JOB:
Repeat each record exactly. Any picture gets left out.

SUPPLIED RECORDS:
== == ==

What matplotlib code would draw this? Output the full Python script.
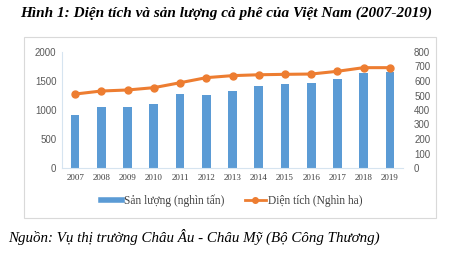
import matplotlib.pyplot as plt
from matplotlib.patches import Rectangle
from matplotlib.lines import Line2D

years = ['2007', '2008', '2009', '2010', '2011', '2012', '2013',
         '2014', '2015', '2016', '2017', '2018', '2019']
san_luong = [910, 1052, 1050, 1098, 1281, 1258, 1327, 1414, 1453, 1471, 1529, 1632, 1660]
dien_tich = [510, 531, 538, 554, 588, 623, 637, 643, 646, 648, 667, 692, 692]

bar_color = '#5B9BD5'
line_color = '#ED7D31'
serif = ['Liberation Serif', 'DejaVu Serif']
sans = ['Liberation Sans', 'DejaVu Sans']

fig = plt.figure(figsize=(4.5, 2.57), dpi=100)

# khung bao quanh biểu đồ
fig.patches.append(Rectangle((24 / 450, 1 - 218 / 257), 412 / 450, 181 / 257,
                             transform=fig.transFigure, fill=False,
                             edgecolor='#D9D9D9', linewidth=0.8))

ax = fig.add_axes([62 / 450, 1 - 168 / 257, 341 / 450, 116 / 257])
x = range(len(years))
ax.bar(x, san_luong, width=0.33, color=bar_color, zorder=2)
ax.set_ylim(0, 2000)
ax.set_yticks(range(0, 2001, 500))
ax.set_xlim(-0.5, len(years) - 0.5)
ax.set_xticks(list(x))
ax.set_xticklabels(years, fontfamily=serif, fontsize=6.5, color='#404040')
for lb in ax.get_yticklabels():
    lb.set_fontfamily(sans)
    lb.set_fontsize(7)
    lb.set_color('#595959')
ax.tick_params(length=0, pad=4)
for s in ['top', 'right']:
    ax.spines[s].set_visible(False)
ax.spines['left'].set_color('#D6E4F0')
ax.spines['bottom'].set_color('#D6E4F0')

ax2 = ax.twinx()
ax2.plot(list(x), dien_tich, color=line_color, linewidth=2.2, marker='o',
         markersize=5, zorder=3)
ax2.set_ylim(0, 800)
ax2.set_yticks(range(0, 801, 100))
for lb in ax2.get_yticklabels():
    lb.set_fontfamily(sans)
    lb.set_fontsize(7)
    lb.set_color('#595959')
ax2.tick_params(length=0, pad=8)
for s in ['top', 'right', 'left', 'bottom']:
    ax2.spines[s].set_visible(False)

handles = [Line2D([0], [0], color=bar_color, linewidth=4),
           Line2D([0], [0], color=line_color, linewidth=2, marker='o', markersize=4)]
fig.legend(handles, ['Sản lượng (nghìn tấn)', 'Diện tích (Nghìn ha)'],
           loc='center', bbox_to_anchor=(0.515, 1 - 201 / 257), ncol=2, frameon=False,
           prop={'family': serif, 'size': 8.3}, labelcolor='#404040',
           handlelength=1.8, columnspacing=1.8, handletextpad=0.2)

fig.text(20 / 450, 1 - 13 / 257, 'Hình 1: Diện tích và sản lượng cà phê của Việt Nam (2007-2019)',
         ha='left', va='center', fontfamily=serif, fontsize=11,
         fontweight='bold', fontstyle='italic')
fig.text(8 / 450, 1 - 237 / 257, 'Nguồn: Vụ thị trường Châu Âu - Châu Mỹ (Bộ Công Thương)',
         ha='left', va='center', fontfamily=serif, fontsize=10.8, fontstyle='italic')

plt.savefig('out.png', dpi=100)
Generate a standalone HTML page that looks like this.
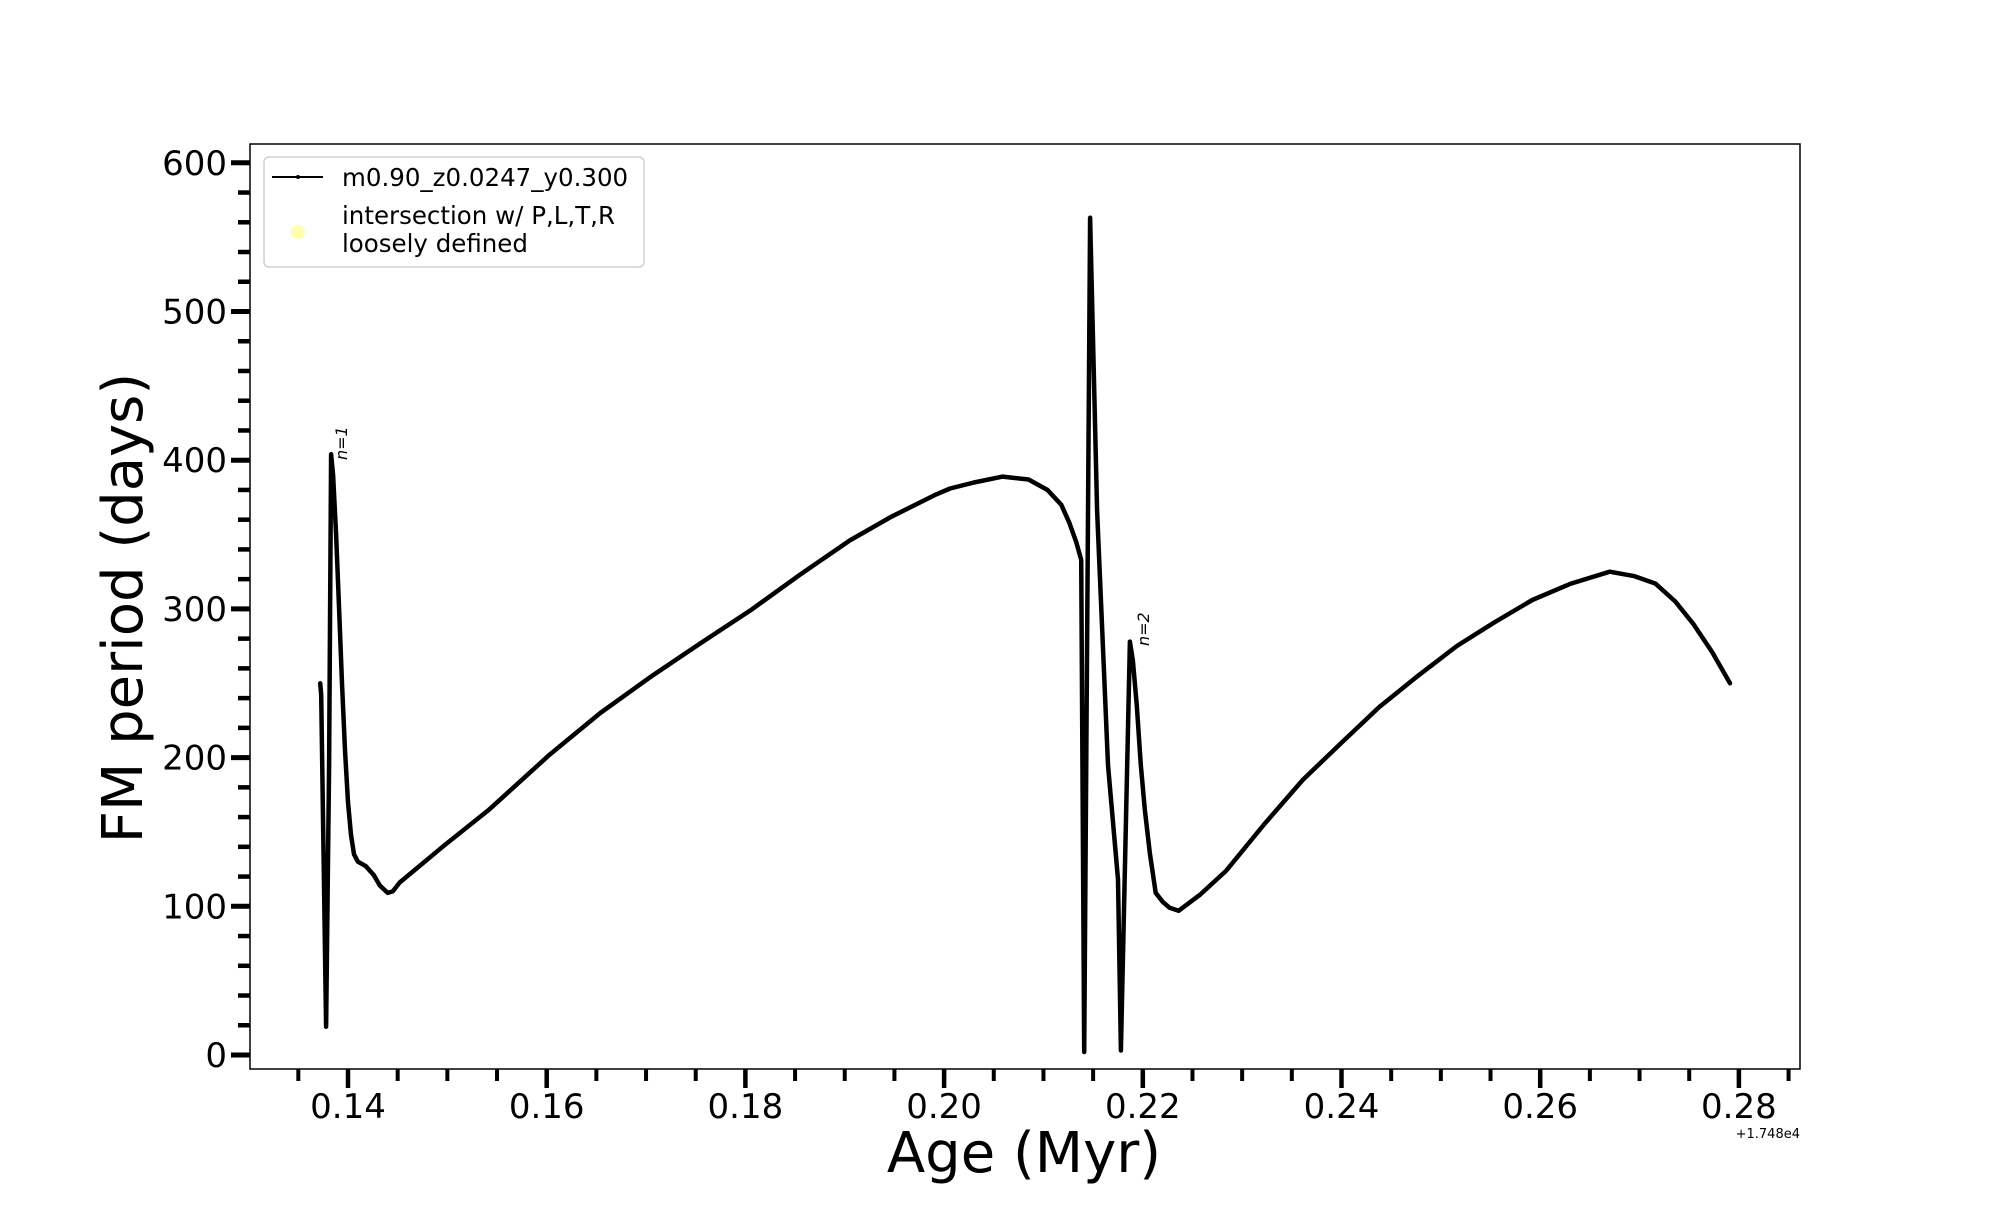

== == ==

PROBLEM SOLUTION:
What matplotlib code would draw this? Output the full Python script.
import matplotlib.pyplot as plt
from matplotlib.patches import Rectangle
from matplotlib.lines import Line2D

years = ['2007', '2008', '2009', '2010', '2011', '2012', '2013',
         '2014', '2015', '2016', '2017', '2018', '2019']
san_luong = [910, 1052, 1050, 1098, 1281, 1258, 1327, 1414, 1453, 1471, 1529, 1632, 1660]
dien_tich = [510, 531, 538, 554, 588, 623, 637, 643, 646, 648, 667, 692, 692]

bar_color = '#5B9BD5'
line_color = '#ED7D31'
serif = ['Liberation Serif', 'DejaVu Serif']
sans = ['Liberation Sans', 'DejaVu Sans']

fig = plt.figure(figsize=(4.5, 2.57), dpi=100)

# khung bao quanh biểu đồ
fig.patches.append(Rectangle((24 / 450, 1 - 218 / 257), 412 / 450, 181 / 257,
                             transform=fig.transFigure, fill=False,
                             edgecolor='#D9D9D9', linewidth=0.8))

ax = fig.add_axes([62 / 450, 1 - 168 / 257, 341 / 450, 116 / 257])
x = range(len(years))
ax.bar(x, san_luong, width=0.33, color=bar_color, zorder=2)
ax.set_ylim(0, 2000)
ax.set_yticks(range(0, 2001, 500))
ax.set_xlim(-0.5, len(years) - 0.5)
ax.set_xticks(list(x))
ax.set_xticklabels(years, fontfamily=serif, fontsize=6.5, color='#404040')
for lb in ax.get_yticklabels():
    lb.set_fontfamily(sans)
    lb.set_fontsize(7)
    lb.set_color('#595959')
ax.tick_params(length=0, pad=4)
for s in ['top', 'right']:
    ax.spines[s].set_visible(False)
ax.spines['left'].set_color('#D6E4F0')
ax.spines['bottom'].set_color('#D6E4F0')

ax2 = ax.twinx()
ax2.plot(list(x), dien_tich, color=line_color, linewidth=2.2, marker='o',
         markersize=5, zorder=3)
ax2.set_ylim(0, 800)
ax2.set_yticks(range(0, 801, 100))
for lb in ax2.get_yticklabels():
    lb.set_fontfamily(sans)
    lb.set_fontsize(7)
    lb.set_color('#595959')
ax2.tick_params(length=0, pad=8)
for s in ['top', 'right', 'left', 'bottom']:
    ax2.spines[s].set_visible(False)

handles = [Line2D([0], [0], color=bar_color, linewidth=4),
           Line2D([0], [0], color=line_color, linewidth=2, marker='o', markersize=4)]
fig.legend(handles, ['Sản lượng (nghìn tấn)', 'Diện tích (Nghìn ha)'],
           loc='center', bbox_to_anchor=(0.515, 1 - 201 / 257), ncol=2, frameon=False,
           prop={'family': serif, 'size': 8.3}, labelcolor='#404040',
           handlelength=1.8, columnspacing=1.8, handletextpad=0.2)

fig.text(20 / 450, 1 - 13 / 257, 'Hình 1: Diện tích và sản lượng cà phê của Việt Nam (2007-2019)',
         ha='left', va='center', fontfamily=serif, fontsize=11,
         fontweight='bold', fontstyle='italic')
fig.text(8 / 450, 1 - 237 / 257, 'Nguồn: Vụ thị trường Châu Âu - Châu Mỹ (Bộ Công Thương)',
         ha='left', va='center', fontfamily=serif, fontsize=10.8, fontstyle='italic')

plt.savefig('out.png', dpi=100)
Generate a standalone HTML page that looks like this.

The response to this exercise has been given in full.